The paintings of Chinese artist Naijun Zhang are on display through Sept. 29 at the Penn State New Kensington Art Gallery.

Zhang, assistant professor of painting at West Virginia University, is a veteran of one-man shows and group exhibitions throughout the United States and China. His works have been displayed at OK Harris Works of Art in New York, Michael Berger Gallery in Pittsburgh, Florida State University Museum of Fine Arts in Tallahassee, and the Shanghai Exhibition Center and Jiangsu Provincial Museum of Art in China.

"Naijun is an extraordinary artist I have been trying to get in the gallery for some time," said Bud Gibbons, professor of visual arts at the New Kensington campus and director of the art gallery." His catalog is excellent."

Working with oil on linen or canvas, Zhang paints ordinary people going about their daily activities. His style is socialist realism, which he learned at Nanjing Art Institute in China. The artists and professors he studied under during the Cultural Revolution were influenced by Russian Academic Realists, who introduced the method to China. Socialist realism portrays works of social concern, such as the poor.

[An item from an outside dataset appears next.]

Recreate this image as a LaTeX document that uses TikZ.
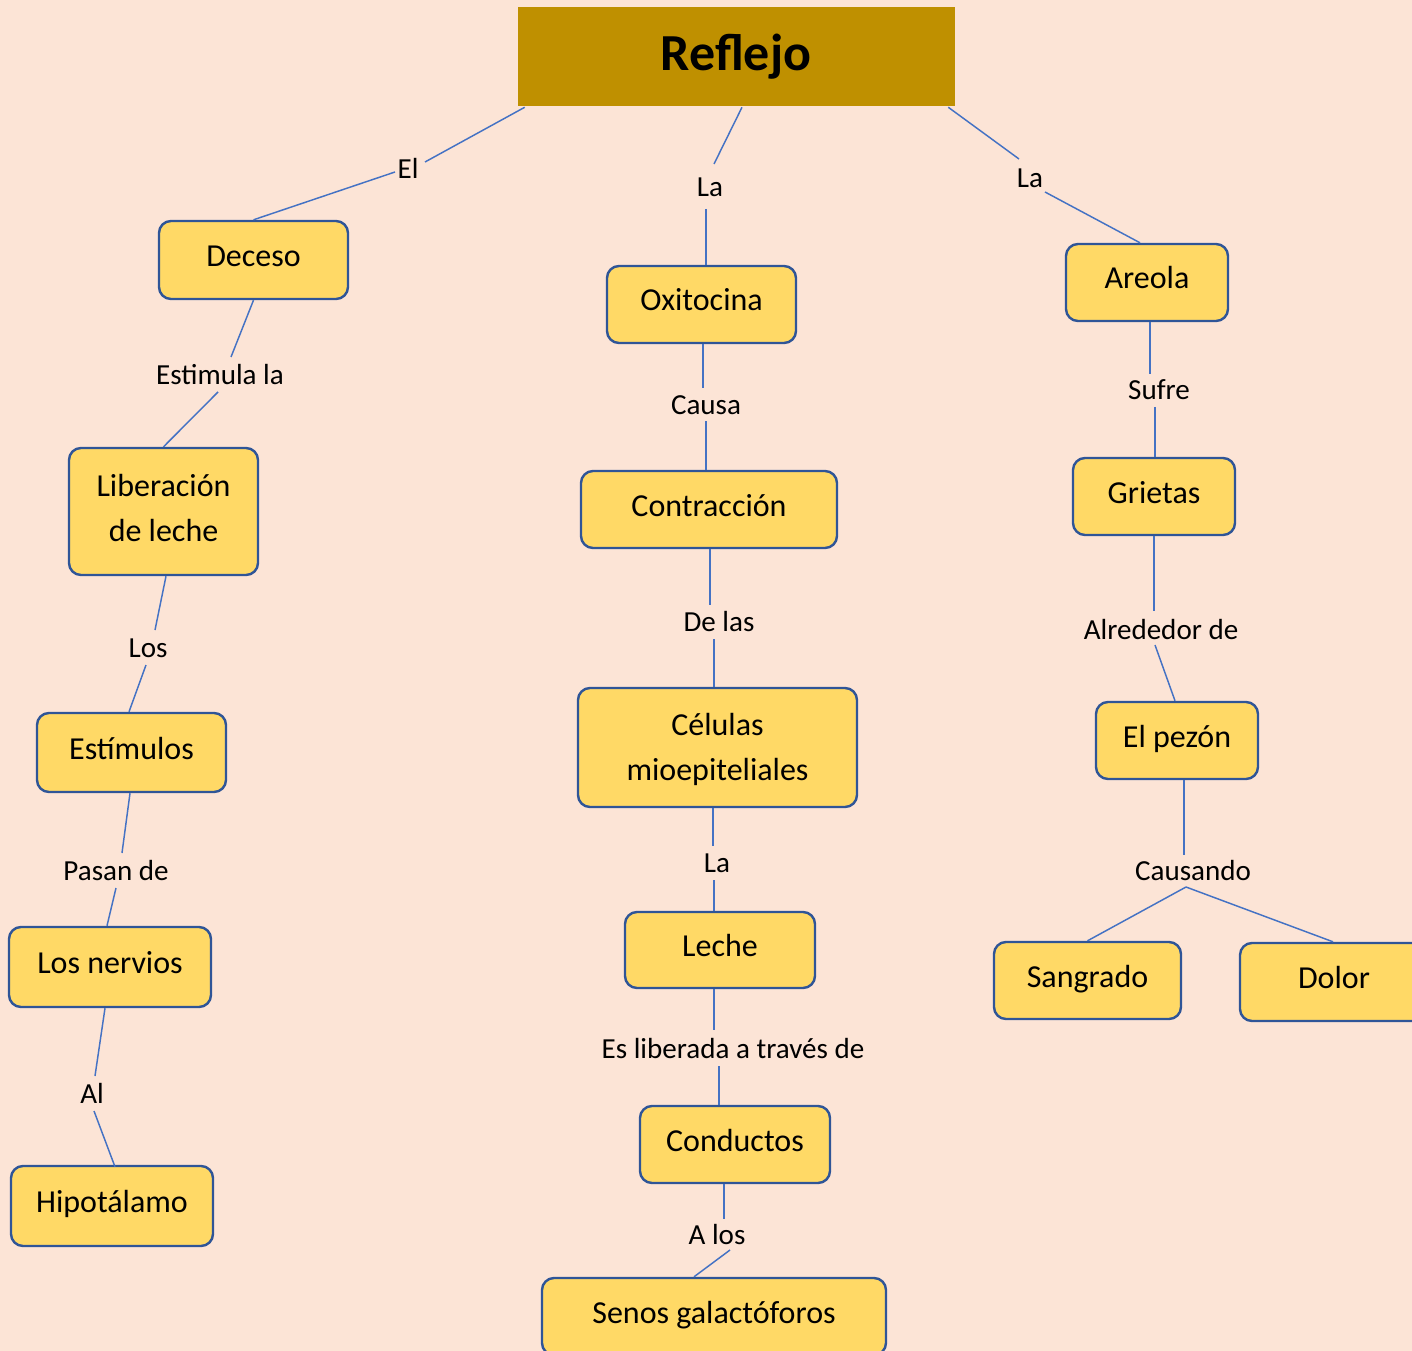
\documentclass[tikz,border=0pt]{standalone}
\usepackage{fontspec}
\setmainfont{Carlito}
\usetikzlibrary{calc}
\definecolor{bgc}{RGB}{252,228,214}
\definecolor{headc}{RGB}{191,144,0}
\definecolor{boxc}{RGB}{255,217,102}
\definecolor{bordc}{RGB}{47,85,151}
\definecolor{linec}{RGB}{68,114,196}
\tikzset{
  box/.style={rectangle, rounded corners=9pt, fill=boxc, draw=bordc, line width=1.8pt,
    align=center, inner sep=0pt, font=\fontsize{24}{33.75}\selectfont,
    text height=16pt, text depth=6.25pt},
  lbl/.style={inner sep=0pt, font=\fontsize{21.8}{26}\selectfont},
  conn/.style={draw=linec, line width=1.1pt},
}
\begin{document}
\begin{tikzpicture}[x=0.75pt,y=-0.75pt]
\path[use as bounding box, fill=bgc] (0,0) rectangle (1412,1351);
\clip (0,0) rectangle (1412,1351);
% header
\node[fill=headc, minimum width=437*.75pt, minimum height=99*.75pt, inner sep=0pt] (reflejo) at (736.5,56.5) {};
\node[font=\fontsize{39}{45}\bfseries\selectfont, inner sep=0pt] (reflejot) at (736,57) {Reflejo};
% left column
\node[box, minimum width=189*.75pt, minimum height=78*.75pt] (deceso) at (253.5,260) {Deceso};
\node[box, minimum width=189*.75pt, minimum height=127*.75pt, text height=45pt, text depth=0pt] (liberacion) at (163.5,511.5) {Liberación\\de leche};
\node[box, minimum width=189*.75pt, minimum height=79*.75pt] (estimulos) at (131.5,752.5) {Estímulos};
\node[box, minimum width=202*.75pt, minimum height=80*.75pt] (nervios) at (110,967) {Los nervios};
\node[box, minimum width=202*.75pt, minimum height=80*.75pt] (hipotalamo) at (112,1206) {Hipotálamo};
% middle column
\node[box, minimum width=189*.75pt, minimum height=77*.75pt] (oxitocina) at (701.5,304.5) {Oxitocina};
\node[box, minimum width=256*.75pt, minimum height=77*.75pt] (contraccion) at (709,509.5) {Contracción};
\node[box, minimum width=279*.75pt, minimum height=119*.75pt, text height=49.5pt, text depth=0pt] (celulas) at (717.5,747.5) {Células\\mioepiteliales};
\node[box, minimum width=190*.75pt, minimum height=76*.75pt] (leche) at (720,950) {Leche};
\node[box, minimum width=190*.75pt, minimum height=77*.75pt] (conductos) at (735,1144.5) {Conductos};
\node[box, minimum width=344*.75pt, minimum height=77*.75pt] (senos) at (714,1316.5) {Senos galactóforos};
% right column
\node[box, minimum width=162*.75pt, minimum height=77*.75pt] (areola) at (1147,282.5) {Areola};
\node[box, minimum width=162*.75pt, minimum height=77*.75pt] (grietas) at (1154,496.5) {Grietas};
\node[box, minimum width=162*.75pt, minimum height=77*.75pt] (pezon) at (1177,740.5) {El pezón};
\node[box, minimum width=187*.75pt, minimum height=77*.75pt] (sangrado) at (1087.5,980.5) {Sangrado};
\node[box, minimum width=188*.75pt, minimum height=78*.75pt] (dolor) at (1334,982) {Dolor};
% labels
\node[lbl] (lEl) at (408,168) {El};
\node[lbl] (lLa1) at (710,187) {La};
\node[lbl] (lLa2) at (1030,178) {La};
\node[lbl] (lEst) at (220,375) {Estimula la};
\node[lbl] (lLos) at (148,648) {Los};
\node[lbl] (lPasan) at (116,871) {Pasan de};
\node[lbl] (lAl) at (92,1093) {Al};
\node[lbl] (lCausa) at (706,405) {Causa};
\node[lbl] (lDe) at (719,622) {De las};
\node[lbl] (lLa3) at (717,863) {La};
\node[lbl] (lEs) at (733,1049) {Es liberada a través de};
\node[lbl] (lA) at (717,1235) {A los};
\node[lbl] (lSufre) at (1159,390) {Sufre};
\node[lbl] (lAlr) at (1161,630) {Alrededor de};
\node[lbl] (lCaus) at (1193,871) {Causando};
% connectors
\draw[conn] ($(reflejo.south west)+(7,1)$) -- ($(lEl)+(17,-6)$);
\draw[conn] ($(lEl)+(-13,4)$) -- (deceso.north);
\draw[conn] ($(reflejo.south)+(5.5,1)$) -- ($(lLa1)+(4,-23)$);
\draw[conn] ($(lLa1)+(-4,22)$) -- ($(oxitocina.north)+(4.5,0)$);
\draw[conn] ($(reflejo.south east)+(-7,1)$) -- ($(lLa2)+(-11,-19)$);
\draw[conn] ($(lLa2)+(15,14)$) -- ($(areola.north)+(-7,0)$);
\draw[conn] (deceso.south) -- ($(lEst)+(11,-18)$);
\draw[conn] ($(lEst)+(-2,17)$) -- (liberacion.north);
\draw[conn] ($(liberacion.south)+(2.5,0)$) -- ($(lLos)+(7,-18)$);
\draw[conn] ($(lLos)+(-2,17)$) -- ($(estimulos.north)+(-2.5,0)$);
\draw[conn] ($(estimulos.south)+(-1.5,0)$) -- ($(lPasan)+(6,-18)$);
\draw[conn] ($(lPasan)+(0,17)$) -- ($(nervios.north)+(-3,0)$);
\draw[conn] ($(nervios.south)+(-5,0)$) -- ($(lAl)+(3,-17)$);
\draw[conn] ($(lAl)+(2,18)$) -- ($(hipotalamo.north)+(3,2)$);
\draw[conn] ($(oxitocina.south)+(1.5,0)$) -- ($(lCausa)+(-3,-17)$);
\draw[conn] ($(lCausa)+(0,16)$) -- ($(contraccion.north)+(-3,0)$);
\draw[conn] ($(contraccion.south)+(1,0)$) -- ($(lDe)+(-9,-17)$);
\draw[conn] ($(lDe)+(-5,17)$) -- ($(celulas.north)+(-3.5,0)$);
\draw[conn] ($(celulas.south)+(-4.5,0)$) -- ($(lLa3)+(-4,-17)$);
\draw[conn] ($(lLa3)+(-3,17)$) -- ($(leche.north)+(-6,0)$);
\draw[conn] ($(leche.south)+(-6,0)$) -- ($(lEs)+(-19,-19)$);
\draw[conn] ($(lEs)+(-14,17)$) -- ($(conductos.north)+(-16,0)$);
\draw[conn] ($(conductos.south)+(-11,0)$) -- ($(lA)+(7,-16)$);
\draw[conn] ($(lA)+(13,15)$) -- ($(senos.north)+(-20,0)$);
\draw[conn] ($(areola.south)+(3,0)$) -- ($(lSufre)+(-9,-16)$);
\draw[conn] ($(lSufre)+(-4,17)$) -- ($(grietas.north)+(1,0)$);
\draw[conn] (grietas.south) -- ($(lAlr)+(-7,-19)$);
\draw[conn] ($(lAlr)+(-6,15)$) -- ($(pezon.north)+(-2,0)$);
\draw[conn] ($(pezon.south)+(7,0)$) -- ($(lCaus)+(-9,-16)$);
\draw[conn] ($(lCaus)+(-7,16)$) -- (sangrado.north);
\draw[conn] ($(lCaus)+(-7,16)$) -- ($(dolor.north)+(-1,0)$);
\end{tikzpicture}
\end{document}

"My experience growing up during the Chinese Cultural Revolution is visually expressed in these paintings," said Zhang, who joined the WVU faculty in 1999. "They not only produce a multifaceted portrait of China with contradictions but also show a respect for this mythical world of my formative years. My aim in these paintings is to examine tradition of Socialist Realist painting and cultural forces of Cultural Revolution and bring perspective on people who may see the world only from one viewpoint."

An artist's reception is set for 5-7 p.m. Thursday, Sept. 29, in the gallery, and coincides with the closing of the show. The exhibit and the reception are free to the public. The Art Gallery is open from 8 a.m. to 8 p.m. weekdays and noon to 5 p.m. weekends.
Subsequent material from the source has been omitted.